800% revenue growth is the growth rate Alta says it is on track for this year after reaching its first million in revenue within months of commercialization.

That growth claim should be read carefully. It signals investor and buyer interest in agentic revenue workflows, but it does not prove that agentic systems are ready to run every marketer's pipeline. The useful question is narrower: can a tool like Alta reduce the manual effort between marketing signal, sales follow-up, and revenue action?

Stav Levi-Neumark, Alta's CEO and co-founder, framed the company as infrastructure for GTM teams: "Before the cloud, every company building software racked and maintained its own servers. We're doing for go-to-market what AWS did for infrastructure and the cloud: transforming a stack of cobbled-together tools that never communicated into one system that simply runs well, learns, and drives revenue pipelines and sales."

That is ambitious language. For marketers, the near-term test is less grand: whether agents can improve qualification, routing, account prioritization, and campaign follow-up without producing more generic outreach at scale.

Where Alta fits in the agentic CRM race

Alta sits in a crowded and fast-moving part of the stack. Salesforce and HubSpot are adding AI agents close to CRM and customer platform data. Clay, Apollo, Outreach, Salesloft, and similar tools already cover pieces of prospecting, enrichment, sequencing, and sales execution.

Alta's differentiation is its claim of coordination. Rather than selling one agent for one task, it wants to provide a network of agents sharing business context. If that works, the value is not just faster outreach. It is better sequencing of work across marketing, sales development, RevOps, and account management.

The skeptical view is that many GTM teams already have too much software abstraction. A new agent layer can make reporting cleaner while hiding weak inputs underneath. If CRM hygiene, lifecycle definitions, offer strategy, and audience logic are poor, an agent may simply automate the same flawed playbook at higher speed.

The competitive pressure, then, will not only come from incumbent platforms. It will also come from buyers asking whether Alta can prove measurable pipeline quality, not activity volume, against the tools they already pay for.

What marketers should watch before adding another agent

Marketers evaluating agentic GTM tools should start with constrained use cases. Inbound lead qualification, event follow-up, account research, abandoned opportunity revival, and cross-sell triggers are easier to measure than broad claims about an autonomous revenue engine.

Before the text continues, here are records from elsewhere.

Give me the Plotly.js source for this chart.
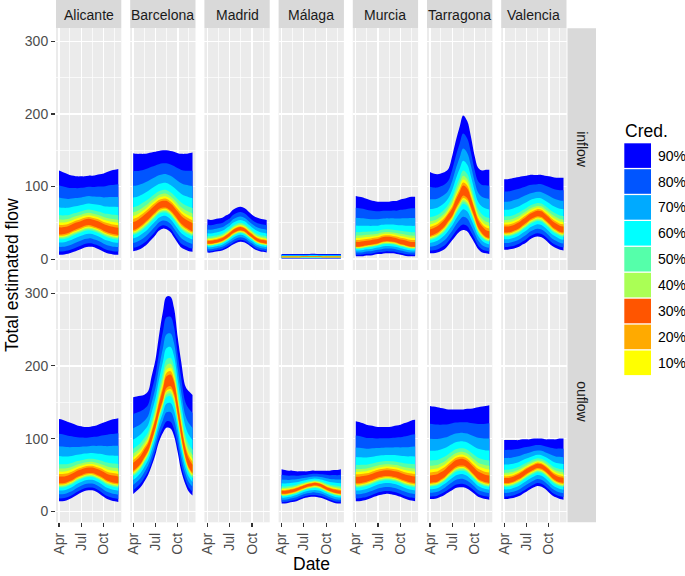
<!DOCTYPE html>
<html>
<head>
<meta charset="utf-8">
<script src="https://cdn.plot.ly/plotly-3.0.1.min.js"></script>
<style>body{margin:0;background:#fff}</style>
</head>
<body>
<div id="plot"></div>
<script>
// facets
const cities = ['Alicante', 'Barcelona', 'Madrid', 'Málaga', 'Murcia', 'Tarragona', 'Valencia'];
const directions = ['inflow', 'ouflow'];

// half-monthly dates shared by every panel
const dates = ['2017-04-01', '2017-04-15', '2017-05-01', '2017-05-15', '2017-06-01', '2017-06-15',
  '2017-07-01', '2017-07-15', '2017-08-01', '2017-08-15', '2017-09-01', '2017-09-15',
  '2017-10-01', '2017-10-15', '2017-11-01', '2017-11-15', '2017-11-30'];

// inflow: lower 90% bound, median, upper 90% bound
const alicanteInLow  = [6, 6, 7, 8, 10, 12, 14, 16, 17, 17, 15, 13, 10, 8, 7, 6, 6];
const alicanteInMed  = [38, 38, 39, 41, 44, 46, 48, 50, 51, 50, 48, 46, 43, 41, 39, 38, 37];
const alicanteInHigh = [122, 120, 118, 116, 115, 114, 114, 114, 115, 115, 116, 117, 118, 120, 122, 123, 124];

const barcelonaInLow  = [11, 12, 14, 17, 22, 27, 33, 39, 42, 41, 37, 30, 22, 16, 13, 11, 10];
const barcelonaInMed  = [44, 46, 50, 54, 59, 64, 69, 73, 75, 75, 71, 66, 59, 53, 48, 45, 42];
const barcelonaInHigh = [146, 145, 145, 145, 146, 147, 148, 149, 150, 150, 149, 148, 146, 145, 145, 146, 147];

const madridInLow  = [9, 9, 10, 11, 12, 14, 17, 20, 23, 24, 23, 20, 16, 13, 11, 10, 9];
const madridInMed  = [23, 23, 24, 25, 27, 30, 34, 38, 41, 42, 40, 36, 32, 28, 25, 24, 23];
const madridInHigh = [55, 54, 55, 56, 57, 60, 63, 68, 71, 72, 70, 66, 61, 58, 56, 55, 54];

const malagaInLow  = [0.8, 0.8, 0.8, 0.8, 0.8, 0.8, 0.8, 0.8, 0.8, 0.8, 0.8, 0.8, 0.8, 0.8, 0.8, 0.8, 0.8];
const malagaInMed  = [3, 3, 3, 3, 3, 3, 3.2, 3.2, 3.2, 3.2, 3.2, 3, 3, 3, 3, 3, 3];
const malagaInHigh = [7, 7, 7, 7, 7, 7, 7, 7, 7.5, 7.5, 7, 7, 7, 7, 7, 7, 7];

const murciaInLow  = [4, 4, 4, 5, 5, 6, 7, 7, 8, 8, 8, 7, 6, 5, 4, 4, 4];
const murciaInMed  = [19, 19, 20, 21, 22, 23, 24, 26, 27, 27, 26, 25, 23, 22, 20, 19, 19];
const murciaInHigh = [87, 86, 85, 83, 81, 80, 79, 79, 79, 79, 80, 80, 82, 83, 85, 86, 86];

const tarragonaInLow  = [8, 8, 9, 11, 14, 19, 26, 32, 38, 40, 38, 31, 22, 14, 9, 8, 7];
const tarragonaInMed  = [35, 37, 40, 44, 50, 57, 64, 75, 86, 94, 90, 78, 62, 48, 39, 34, 32];
const tarragonaInHigh = [120, 118, 117, 118, 120, 124, 142, 162, 183, 198, 190, 170, 142, 126, 122, 123, 123];

const valenciaInLow  = [13, 13, 14, 15, 17, 20, 23, 27, 30, 31, 30, 27, 22, 18, 15, 13, 12];
const valenciaInMed  = [40, 40, 41, 43, 46, 50, 54, 58, 61, 63, 62, 58, 53, 48, 44, 41, 40];
const valenciaInHigh = [110, 110, 111, 112, 113, 114, 115, 116, 116, 116, 116, 115, 114, 113, 112, 112, 112];

// outflow (Madrid has none)
const alicanteOutLow  = [14, 14, 15, 17, 20, 23, 26, 28, 29, 29, 27, 24, 20, 17, 15, 14, 13];
const alicanteOutMed  = [42, 42, 43, 45, 48, 51, 53, 55, 56, 56, 54, 52, 49, 46, 44, 43, 42];
const alicanteOutHigh = [127, 126, 124, 122, 120, 118, 117, 116, 116, 117, 118, 120, 122, 124, 126, 127, 128];

const barcelonaOutLow  = [24, 28, 33, 40, 50, 62, 78, 95, 108, 115, 114, 104, 80, 55, 37, 27, 22];
const barcelonaOutMed  = [60, 64, 70, 78, 88, 102, 120, 140, 160, 177, 180, 170, 140, 110, 80, 65, 57];
const barcelonaOutHigh = [157, 158, 159, 160, 165, 185, 208, 240, 275, 295, 295, 280, 238, 205, 172, 165, 160];

const malagaOutLow  = [11, 11, 12, 13, 14, 16, 18, 19, 20, 20, 19, 18, 16, 14, 12, 11, 11];
const malagaOutMed  = [26, 26, 27, 28, 30, 32, 34, 36, 37, 38, 37, 35, 32, 30, 28, 27, 26];
const malagaOutHigh = [58, 57, 56, 56, 55, 55, 55, 55, 56, 56, 56, 56, 56, 56, 57, 57, 58];

const murciaOutLow  = [14, 14, 15, 16, 18, 20, 22, 23, 24, 24, 23, 22, 20, 18, 16, 15, 14];
const murciaOutMed  = [42, 42, 43, 44, 46, 48, 50, 51, 52, 52, 51, 50, 48, 46, 44, 43, 42];
const murciaOutHigh = [124, 123, 121, 119, 118, 117, 116, 116, 116, 116, 117, 118, 119, 121, 123, 125, 126];

const tarragonaOutLow  = [17, 17, 18, 20, 23, 26, 29, 32, 33, 33, 31, 28, 24, 20, 18, 17, 16];
const tarragonaOutMed  = [42, 43, 44, 47, 51, 56, 61, 65, 67, 67, 64, 59, 53, 48, 45, 43, 42];
const tarragonaOutHigh = [145, 144, 143, 142, 141, 140, 140, 140, 140, 140, 141, 141, 142, 143, 144, 145, 146];

const valenciaOutLow  = [17, 17, 18, 19, 21, 24, 27, 30, 33, 35, 34, 31, 26, 22, 19, 17, 16];
const valenciaOutMed  = [42, 42, 43, 45, 48, 51, 55, 58, 61, 63, 62, 59, 54, 49, 45, 43, 42];
const valenciaOutHigh = [98, 98, 98, 98, 98, 99, 99, 99, 100, 100, 100, 99, 99, 99, 99, 100, 100];

// share of the 90% half-width reached by each interval, outer to inner (as drawn)
const bandUpper = [1, 0.76, 0.56, 0.40, 0.27, 0.20, 0.15, 0.11, 0.07];
const bandLower = [1, 0.86, 0.66, 0.47, 0.33, 0.27, 0.22, 0.18, 0.12];
const bandColors = ['#0000FF', '#0055FF', '#00AAFF', '#00FFFF', '#55FFAA', '#AAFF55', '#FFFF00', '#FFAA00', '#FF5500'];

// legend as printed
const legendLabels = ['90%', '80%', '70%', '60%', '50%', '40%', '30%', '20%', '10%'];
const legendColors = ['#0000FF', '#0055FF', '#00AAFF', '#00FFFF', '#55FFAA', '#AAFF55', '#FF5500', '#FFAA00', '#FFFF00'];

const yTicks = [0, 100, 200, 300];
const xTickVals = ['2017-04-01', '2017-07-01', '2017-10-01'];
const xTickText = ['Apr', 'Jul', 'Oct'];
const xMinorVals = ['2017-02-14', '2017-05-16', '2017-08-16', '2017-11-15'];

const panels = [
  [0, 0, alicanteInLow, alicanteInMed, alicanteInHigh],
  [1, 0, barcelonaInLow, barcelonaInMed, barcelonaInHigh],
  [2, 0, madridInLow, madridInMed, madridInHigh],
  [3, 0, malagaInLow, malagaInMed, malagaInHigh],
  [4, 0, murciaInLow, murciaInMed, murciaInHigh],
  [5, 0, tarragonaInLow, tarragonaInMed, tarragonaInHigh],
  [6, 0, valenciaInLow, valenciaInMed, valenciaInHigh],
  [0, 1, alicanteOutLow, alicanteOutMed, alicanteOutHigh],
  [1, 1, barcelonaOutLow, barcelonaOutMed, barcelonaOutHigh],
  [3, 1, malagaOutLow, malagaOutMed, malagaOutHigh],
  [4, 1, murciaOutLow, murciaOutMed, murciaOutHigh],
  [5, 1, tarragonaOutLow, tarragonaOutMed, tarragonaOutHigh],
  [6, 1, valenciaOutLow, valenciaOutMed, valenciaOutHigh]
];

const W = 685, H = 576;
const px = v => v / W;
const py = v => 1 - v / H;
const FONT = 'Liberation Sans, Arial, sans-serif';

const colLeft = 56, colStep = 74.2, colWidth = 65.3;
const rowTop = [28.3, 280], rowBottom = [270, 522.3];

const traces = [];
panels.forEach(function (p) {
  const n = p[1] * 7 + p[0] + 1;
  const low = p[2], med = p[3], high = p[4];
  for (let k = 0; k < bandColors.length; k++) {
    const lo = med.map((m, j) => m - bandLower[k] * (m - low[j]));
    const hi = med.map((m, j) => m + bandUpper[k] * (high[j] - m));
    const common = {
      x: dates, xaxis: 'x' + n, yaxis: 'y' + n, mode: 'lines',
      line: {width: 0, shape: 'spline', color: bandColors[k]},
      showlegend: false, hoverinfo: 'skip'
    };
    traces.push(Object.assign({y: lo}, common));
    traces.push(Object.assign({y: hi, fill: 'tonexty', fillcolor: bandColors[k]}, common));
  }
});
// Madrid has no outflow, but its panel is still drawn
traces.push({x: [], y: [], xaxis: 'x10', yaxis: 'y10', mode: 'lines', showlegend: false, hoverinfo: 'skip'});

const layout = {
  width: W, height: H,
  margin: {l: 0, r: 0, t: 0, b: 0},
  paper_bgcolor: '#FFFFFF',
  plot_bgcolor: '#EBEBEB',
  font: {family: FONT},
  showlegend: false,
  shapes: [],
  annotations: []
};

for (let r = 0; r < 2; r++) {
  for (let c = 0; c < 7; c++) {
    const n = r * 7 + c + 1;
    const left = colLeft + c * colStep;
    layout['xaxis' + n] = {
      type: 'date',
      domain: [px(left), px(left + colWidth)],
      anchor: 'y' + n,
      range: ['2017-03-19 19:00', '2017-12-12 05:00'],
      tickmode: 'array', tickvals: xTickVals, ticktext: xTickText,
      tickangle: -90,
      showticklabels: r === 1,
      ticks: r === 1 ? 'outside' : '', ticklen: 4, tickwidth: 1.2, tickcolor: '#333333',
      tickfont: {size: 14, color: '#4D4D4D', family: FONT},
      showgrid: true, gridcolor: '#FFFFFF', gridwidth: 1.4,
      minor: {tickmode: 'array', tickvals: xMinorVals, showgrid: true, gridcolor: '#FFFFFF', gridwidth: 0.7, ticks: ''},
      zeroline: false, showline: false, fixedrange: true
    };
    layout['yaxis' + n] = {
      domain: [py(rowBottom[r]), py(rowTop[r])],
      anchor: 'x' + n,
      range: [-15, 318],
      tickmode: 'array', tickvals: yTicks,
      showticklabels: c === 0,
      ticks: c === 0 ? 'outside' : '', ticklen: 4, tickwidth: 1.2, tickcolor: '#333333',
      tickfont: {size: 14, color: '#4D4D4D', family: FONT},
      showgrid: true, gridcolor: '#FFFFFF', gridwidth: 1.4,
      minor: {dtick: 50, tick0: 0, showgrid: true, gridcolor: '#FFFFFF', gridwidth: 0.7, ticks: ''},
      zeroline: false, showline: false, fixedrange: true
    };
  }
}

function label(x, y, text, size, color, extra) {
  return Object.assign({xref: 'paper', yref: 'paper', x: px(x), y: py(y), text: text,
    xanchor: 'center', yanchor: 'middle', showarrow: false,
    font: {size: size, color: color, family: FONT}}, extra || {});
}

// strips on top (cities)
cities.forEach(function (name, c) {
  const left = colLeft + c * colStep;
  layout.shapes.push({type: 'rect', xref: 'paper', yref: 'paper',
    x0: px(left), x1: px(left + colWidth), y0: py(28.3), y1: py(0),
    fillcolor: '#D9D9D9', line: {width: 0}, layer: 'below'});
  layout.annotations.push(label(left + colWidth / 2, 14.5, name, 14, '#1A1A1A'));
});

// strips on the right (directions)
directions.forEach(function (name, r) {
  layout.shapes.push({type: 'rect', xref: 'paper', yref: 'paper',
    x0: px(567.5), x1: px(596), y0: py(rowBottom[r]), y1: py(rowTop[r]),
    fillcolor: '#D9D9D9', line: {width: 0}, layer: 'below'});
  layout.annotations.push(label(582, (rowTop[r] + rowBottom[r]) / 2, name, 14, '#1A1A1A', {textangle: 90}));
});

// axis titles
layout.annotations.push(label(12, 275, 'Total estimated flow', 17.5, '#000000', {textangle: -90}));
layout.annotations.push(label(311, 564, 'Date', 17.5, '#000000'));

// legend
layout.annotations.push(label(623, 131, 'Cred.', 17.5, '#000000', {xanchor: 'left'}));
legendLabels.forEach(function (lab, k) {
  const top = 143.3 + k * 25.9;
  layout.shapes.push({type: 'rect', xref: 'paper', yref: 'paper',
    x0: px(624.3), x1: px(651), y0: py(top + 24.6), y1: py(top),
    fillcolor: legendColors[k], line: {width: 0}});
  layout.annotations.push(label(655.5, top + 12.3, lab, 14, '#000000', {xanchor: 'left'}));
});

Plotly.newPlot('plot', traces, layout, {staticPlot: true, displayModeBar: false});
</script>
</body>
</html>
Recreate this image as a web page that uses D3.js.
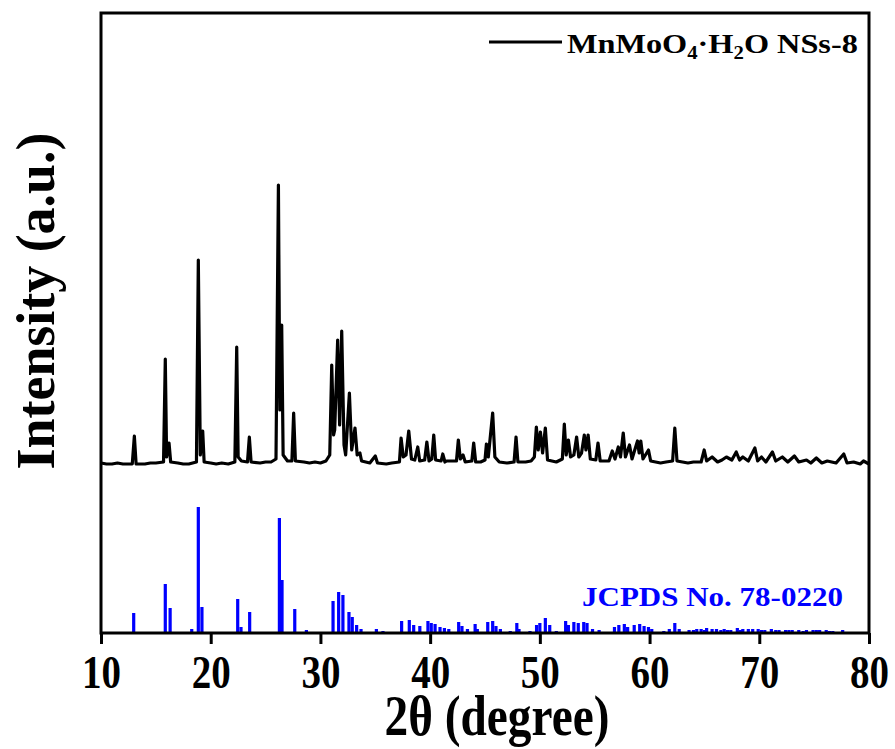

The operational checklist should be blunt. Does the agent use approved customer and product context? Can teams audit why it selected an account or sent a message? Are budget, compliance, audience, and frequency limits built into the workflow? Can marketing and sales agree on what counts as a qualified action?

Alta's security posture may help with enterprise buyers. The company says it is SOC 2 Type 2 and ISO/IEC 27001 certified, with annual penetration tests, bi-weekly vulnerability scans, and encryption at rest and in transit. Those controls do not answer the GTM performance question, but they matter when agents are touching CRM data, buying signals, and customer communications.

The practical takeaway is simple: the agentic GTM market is moving from feature demos into operating model decisions. Alta's funding gives it more room to build, but marketers should judge the category by verified handoff quality, governance, and pipeline impact, not by the number of actions an agent can take.